**Requirement**
Only the lines from the one containing "What matplotlib code" down to the one containing "from matplotlib.lines import Line2D", inclusive, are to be quoted exactly.

**Supplied entries**
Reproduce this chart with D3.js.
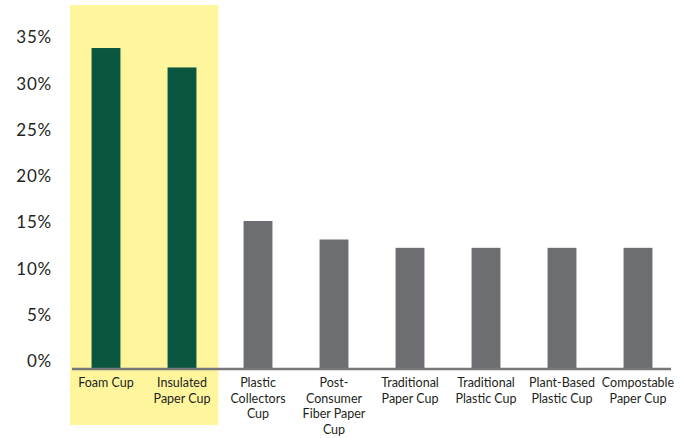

---

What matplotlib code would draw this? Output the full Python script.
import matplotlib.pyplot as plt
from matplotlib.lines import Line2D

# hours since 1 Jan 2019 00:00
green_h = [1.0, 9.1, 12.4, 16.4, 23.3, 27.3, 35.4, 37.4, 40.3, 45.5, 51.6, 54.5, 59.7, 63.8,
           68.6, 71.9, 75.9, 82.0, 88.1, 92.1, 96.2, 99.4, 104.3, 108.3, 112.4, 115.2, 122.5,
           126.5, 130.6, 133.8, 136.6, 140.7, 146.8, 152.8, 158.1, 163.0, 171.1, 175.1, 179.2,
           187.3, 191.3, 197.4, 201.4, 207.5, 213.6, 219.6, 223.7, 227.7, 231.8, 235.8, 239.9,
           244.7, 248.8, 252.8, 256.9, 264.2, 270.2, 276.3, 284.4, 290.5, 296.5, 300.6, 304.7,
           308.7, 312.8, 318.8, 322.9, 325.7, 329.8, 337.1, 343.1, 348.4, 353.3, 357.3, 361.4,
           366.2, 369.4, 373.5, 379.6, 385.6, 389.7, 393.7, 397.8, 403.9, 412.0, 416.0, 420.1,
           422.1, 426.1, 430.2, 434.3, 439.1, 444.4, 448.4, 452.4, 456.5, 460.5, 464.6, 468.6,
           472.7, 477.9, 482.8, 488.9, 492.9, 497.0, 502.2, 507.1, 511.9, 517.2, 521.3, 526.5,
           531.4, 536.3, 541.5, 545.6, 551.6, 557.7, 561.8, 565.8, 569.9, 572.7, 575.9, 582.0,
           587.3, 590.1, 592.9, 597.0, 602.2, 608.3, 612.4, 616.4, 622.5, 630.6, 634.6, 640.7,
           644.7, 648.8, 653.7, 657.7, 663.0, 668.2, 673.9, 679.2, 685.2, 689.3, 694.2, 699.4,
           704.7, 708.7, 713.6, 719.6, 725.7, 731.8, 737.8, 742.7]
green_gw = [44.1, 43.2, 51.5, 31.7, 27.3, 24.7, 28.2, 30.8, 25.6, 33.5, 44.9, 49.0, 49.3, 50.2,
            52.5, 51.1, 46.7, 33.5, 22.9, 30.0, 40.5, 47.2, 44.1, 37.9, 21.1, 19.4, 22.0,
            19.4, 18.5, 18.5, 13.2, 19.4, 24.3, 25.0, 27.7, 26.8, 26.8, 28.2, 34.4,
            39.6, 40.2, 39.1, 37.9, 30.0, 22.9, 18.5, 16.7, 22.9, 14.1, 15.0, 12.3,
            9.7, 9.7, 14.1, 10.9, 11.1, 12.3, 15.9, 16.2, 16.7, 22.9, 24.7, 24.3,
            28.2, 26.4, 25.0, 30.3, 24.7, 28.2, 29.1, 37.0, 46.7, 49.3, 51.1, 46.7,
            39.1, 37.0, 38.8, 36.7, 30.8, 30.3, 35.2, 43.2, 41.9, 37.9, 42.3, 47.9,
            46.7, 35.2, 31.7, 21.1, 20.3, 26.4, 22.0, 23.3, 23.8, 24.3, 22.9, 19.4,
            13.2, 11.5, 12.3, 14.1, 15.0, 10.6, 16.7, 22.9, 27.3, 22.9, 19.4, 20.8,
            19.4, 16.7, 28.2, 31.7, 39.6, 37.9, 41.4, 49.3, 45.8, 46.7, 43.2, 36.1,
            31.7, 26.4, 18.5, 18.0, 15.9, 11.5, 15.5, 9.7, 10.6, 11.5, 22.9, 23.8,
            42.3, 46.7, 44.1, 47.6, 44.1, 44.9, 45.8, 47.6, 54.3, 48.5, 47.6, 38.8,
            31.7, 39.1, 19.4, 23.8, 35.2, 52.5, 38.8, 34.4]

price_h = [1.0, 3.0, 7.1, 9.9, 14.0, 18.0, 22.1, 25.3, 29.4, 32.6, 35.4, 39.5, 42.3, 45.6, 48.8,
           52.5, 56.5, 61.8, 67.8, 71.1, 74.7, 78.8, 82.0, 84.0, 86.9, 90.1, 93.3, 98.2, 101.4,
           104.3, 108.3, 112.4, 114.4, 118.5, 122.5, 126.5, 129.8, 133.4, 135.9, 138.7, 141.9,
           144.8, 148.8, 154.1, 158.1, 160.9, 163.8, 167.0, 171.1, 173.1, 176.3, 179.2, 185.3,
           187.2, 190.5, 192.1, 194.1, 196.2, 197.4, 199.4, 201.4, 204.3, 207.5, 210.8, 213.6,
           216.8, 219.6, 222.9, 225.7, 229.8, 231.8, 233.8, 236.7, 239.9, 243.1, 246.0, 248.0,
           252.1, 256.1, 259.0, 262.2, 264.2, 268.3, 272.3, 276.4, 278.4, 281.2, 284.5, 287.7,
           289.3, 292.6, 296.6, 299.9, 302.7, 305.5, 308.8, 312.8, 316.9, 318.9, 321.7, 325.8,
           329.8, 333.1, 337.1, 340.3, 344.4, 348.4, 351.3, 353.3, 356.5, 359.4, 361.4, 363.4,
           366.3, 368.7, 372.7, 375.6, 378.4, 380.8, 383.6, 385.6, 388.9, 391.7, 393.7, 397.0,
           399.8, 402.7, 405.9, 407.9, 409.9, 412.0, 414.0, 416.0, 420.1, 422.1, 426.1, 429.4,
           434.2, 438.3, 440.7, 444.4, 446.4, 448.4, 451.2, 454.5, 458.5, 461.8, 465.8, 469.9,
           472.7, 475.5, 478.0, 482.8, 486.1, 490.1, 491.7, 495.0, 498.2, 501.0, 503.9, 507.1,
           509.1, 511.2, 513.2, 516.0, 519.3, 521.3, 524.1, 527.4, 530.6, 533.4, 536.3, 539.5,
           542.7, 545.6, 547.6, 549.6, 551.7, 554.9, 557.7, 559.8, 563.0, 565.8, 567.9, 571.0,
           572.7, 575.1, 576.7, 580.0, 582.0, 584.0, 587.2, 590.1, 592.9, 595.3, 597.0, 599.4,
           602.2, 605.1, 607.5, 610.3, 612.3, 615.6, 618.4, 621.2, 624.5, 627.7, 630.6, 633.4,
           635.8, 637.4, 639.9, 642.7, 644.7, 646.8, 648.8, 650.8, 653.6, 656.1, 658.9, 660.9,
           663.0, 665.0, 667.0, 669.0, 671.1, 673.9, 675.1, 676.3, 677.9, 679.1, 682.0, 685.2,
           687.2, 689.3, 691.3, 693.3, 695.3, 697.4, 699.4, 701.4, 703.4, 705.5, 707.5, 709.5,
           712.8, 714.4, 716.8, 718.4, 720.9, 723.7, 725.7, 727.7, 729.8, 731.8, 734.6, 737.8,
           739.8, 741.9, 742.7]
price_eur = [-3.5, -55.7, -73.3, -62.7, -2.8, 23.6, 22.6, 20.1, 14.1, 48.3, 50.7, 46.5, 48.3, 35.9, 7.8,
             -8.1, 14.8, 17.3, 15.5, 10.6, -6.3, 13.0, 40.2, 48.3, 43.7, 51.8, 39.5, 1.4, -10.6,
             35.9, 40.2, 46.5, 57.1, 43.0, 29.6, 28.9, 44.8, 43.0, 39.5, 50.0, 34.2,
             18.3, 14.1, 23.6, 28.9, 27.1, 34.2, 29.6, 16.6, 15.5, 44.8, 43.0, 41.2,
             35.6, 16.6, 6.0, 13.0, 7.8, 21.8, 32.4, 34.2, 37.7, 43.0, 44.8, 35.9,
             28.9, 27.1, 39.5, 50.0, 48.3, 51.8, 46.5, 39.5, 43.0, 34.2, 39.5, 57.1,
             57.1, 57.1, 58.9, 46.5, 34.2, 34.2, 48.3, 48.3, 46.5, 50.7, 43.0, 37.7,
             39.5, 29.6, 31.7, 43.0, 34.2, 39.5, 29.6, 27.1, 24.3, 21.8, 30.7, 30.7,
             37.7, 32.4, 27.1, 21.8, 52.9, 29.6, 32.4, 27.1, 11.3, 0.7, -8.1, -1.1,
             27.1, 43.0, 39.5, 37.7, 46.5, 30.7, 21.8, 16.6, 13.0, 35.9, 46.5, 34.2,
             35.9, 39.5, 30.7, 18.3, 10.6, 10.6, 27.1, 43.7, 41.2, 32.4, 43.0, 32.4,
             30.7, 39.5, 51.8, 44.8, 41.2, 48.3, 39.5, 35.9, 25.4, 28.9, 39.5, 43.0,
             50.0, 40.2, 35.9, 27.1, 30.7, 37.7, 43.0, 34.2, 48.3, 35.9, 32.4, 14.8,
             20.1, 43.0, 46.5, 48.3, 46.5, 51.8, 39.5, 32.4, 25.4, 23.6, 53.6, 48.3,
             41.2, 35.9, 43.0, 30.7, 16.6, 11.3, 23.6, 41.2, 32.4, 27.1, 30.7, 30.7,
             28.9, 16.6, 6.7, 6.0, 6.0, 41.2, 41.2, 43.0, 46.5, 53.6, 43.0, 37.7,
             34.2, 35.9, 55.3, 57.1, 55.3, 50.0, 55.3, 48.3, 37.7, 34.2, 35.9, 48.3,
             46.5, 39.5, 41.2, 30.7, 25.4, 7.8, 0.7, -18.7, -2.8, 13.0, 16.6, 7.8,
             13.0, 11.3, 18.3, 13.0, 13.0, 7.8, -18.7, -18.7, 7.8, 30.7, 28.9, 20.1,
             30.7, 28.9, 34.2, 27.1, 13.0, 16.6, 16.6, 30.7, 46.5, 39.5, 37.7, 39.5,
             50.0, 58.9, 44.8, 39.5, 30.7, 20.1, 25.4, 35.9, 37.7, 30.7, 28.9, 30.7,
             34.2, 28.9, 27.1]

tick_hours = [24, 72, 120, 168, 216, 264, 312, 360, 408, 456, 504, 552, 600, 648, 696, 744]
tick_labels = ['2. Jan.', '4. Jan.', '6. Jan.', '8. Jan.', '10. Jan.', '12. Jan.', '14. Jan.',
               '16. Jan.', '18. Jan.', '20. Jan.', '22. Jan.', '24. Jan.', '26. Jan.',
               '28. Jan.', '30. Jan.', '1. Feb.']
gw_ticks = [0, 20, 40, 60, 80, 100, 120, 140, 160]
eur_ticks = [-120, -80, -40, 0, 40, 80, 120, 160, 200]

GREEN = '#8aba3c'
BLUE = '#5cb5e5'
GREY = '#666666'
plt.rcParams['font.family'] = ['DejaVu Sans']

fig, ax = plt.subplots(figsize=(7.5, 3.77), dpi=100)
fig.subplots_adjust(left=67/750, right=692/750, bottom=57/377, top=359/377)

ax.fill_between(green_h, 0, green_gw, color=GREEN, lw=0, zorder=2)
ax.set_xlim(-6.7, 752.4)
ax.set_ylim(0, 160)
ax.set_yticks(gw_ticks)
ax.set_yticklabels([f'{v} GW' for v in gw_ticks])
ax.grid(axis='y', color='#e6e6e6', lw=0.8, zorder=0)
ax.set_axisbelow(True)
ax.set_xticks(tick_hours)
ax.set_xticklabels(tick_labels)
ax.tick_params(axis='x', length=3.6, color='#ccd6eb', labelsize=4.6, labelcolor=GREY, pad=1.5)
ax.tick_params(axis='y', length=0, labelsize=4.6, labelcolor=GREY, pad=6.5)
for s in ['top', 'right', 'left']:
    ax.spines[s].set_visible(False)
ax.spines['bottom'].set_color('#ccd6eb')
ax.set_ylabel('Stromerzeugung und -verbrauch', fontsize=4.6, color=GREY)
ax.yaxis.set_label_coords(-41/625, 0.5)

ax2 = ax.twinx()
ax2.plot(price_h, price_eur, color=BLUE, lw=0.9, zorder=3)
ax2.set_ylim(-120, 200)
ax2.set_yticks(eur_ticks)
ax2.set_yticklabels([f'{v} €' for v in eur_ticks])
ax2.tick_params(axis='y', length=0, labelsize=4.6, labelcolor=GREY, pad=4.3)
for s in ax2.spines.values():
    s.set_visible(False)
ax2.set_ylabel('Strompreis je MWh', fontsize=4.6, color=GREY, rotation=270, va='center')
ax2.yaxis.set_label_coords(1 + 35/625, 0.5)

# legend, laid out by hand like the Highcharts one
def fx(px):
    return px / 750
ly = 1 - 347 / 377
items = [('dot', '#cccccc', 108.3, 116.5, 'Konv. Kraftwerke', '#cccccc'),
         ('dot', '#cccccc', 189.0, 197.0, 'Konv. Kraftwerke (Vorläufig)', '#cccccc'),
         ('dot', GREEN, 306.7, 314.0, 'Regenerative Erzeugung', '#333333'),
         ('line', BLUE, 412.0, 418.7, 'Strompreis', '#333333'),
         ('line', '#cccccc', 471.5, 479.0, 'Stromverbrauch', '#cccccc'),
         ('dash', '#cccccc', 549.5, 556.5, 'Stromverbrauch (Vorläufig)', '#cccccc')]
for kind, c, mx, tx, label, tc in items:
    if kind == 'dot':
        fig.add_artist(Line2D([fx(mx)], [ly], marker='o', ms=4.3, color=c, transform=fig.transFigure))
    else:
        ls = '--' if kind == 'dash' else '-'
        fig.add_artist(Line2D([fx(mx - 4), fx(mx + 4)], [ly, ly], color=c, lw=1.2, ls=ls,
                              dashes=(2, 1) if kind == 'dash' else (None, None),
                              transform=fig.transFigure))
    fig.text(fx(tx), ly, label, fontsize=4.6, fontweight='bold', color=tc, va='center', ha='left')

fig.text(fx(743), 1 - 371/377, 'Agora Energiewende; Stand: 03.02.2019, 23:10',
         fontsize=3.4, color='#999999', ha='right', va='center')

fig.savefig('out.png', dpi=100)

==

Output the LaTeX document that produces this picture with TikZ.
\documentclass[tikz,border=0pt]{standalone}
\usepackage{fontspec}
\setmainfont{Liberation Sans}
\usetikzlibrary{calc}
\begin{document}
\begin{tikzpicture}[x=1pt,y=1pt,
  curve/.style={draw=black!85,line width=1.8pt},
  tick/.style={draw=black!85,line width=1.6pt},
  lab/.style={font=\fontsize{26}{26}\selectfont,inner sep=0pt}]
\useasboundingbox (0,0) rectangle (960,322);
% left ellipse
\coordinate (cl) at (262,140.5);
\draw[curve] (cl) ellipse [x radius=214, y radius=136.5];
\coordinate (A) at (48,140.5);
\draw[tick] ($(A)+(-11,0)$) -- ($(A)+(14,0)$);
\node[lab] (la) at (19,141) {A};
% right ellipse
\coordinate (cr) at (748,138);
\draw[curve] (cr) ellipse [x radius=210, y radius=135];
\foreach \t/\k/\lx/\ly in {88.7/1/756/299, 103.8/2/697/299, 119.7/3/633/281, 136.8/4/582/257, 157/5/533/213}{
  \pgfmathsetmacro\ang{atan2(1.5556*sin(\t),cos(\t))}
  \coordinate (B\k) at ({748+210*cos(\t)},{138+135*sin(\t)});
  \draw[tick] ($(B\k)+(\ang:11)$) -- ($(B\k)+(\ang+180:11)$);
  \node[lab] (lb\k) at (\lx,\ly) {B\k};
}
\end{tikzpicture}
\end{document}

**Task solution**
What matplotlib code would draw this? Output the full Python script.
import matplotlib.pyplot as plt
from matplotlib.lines import Line2D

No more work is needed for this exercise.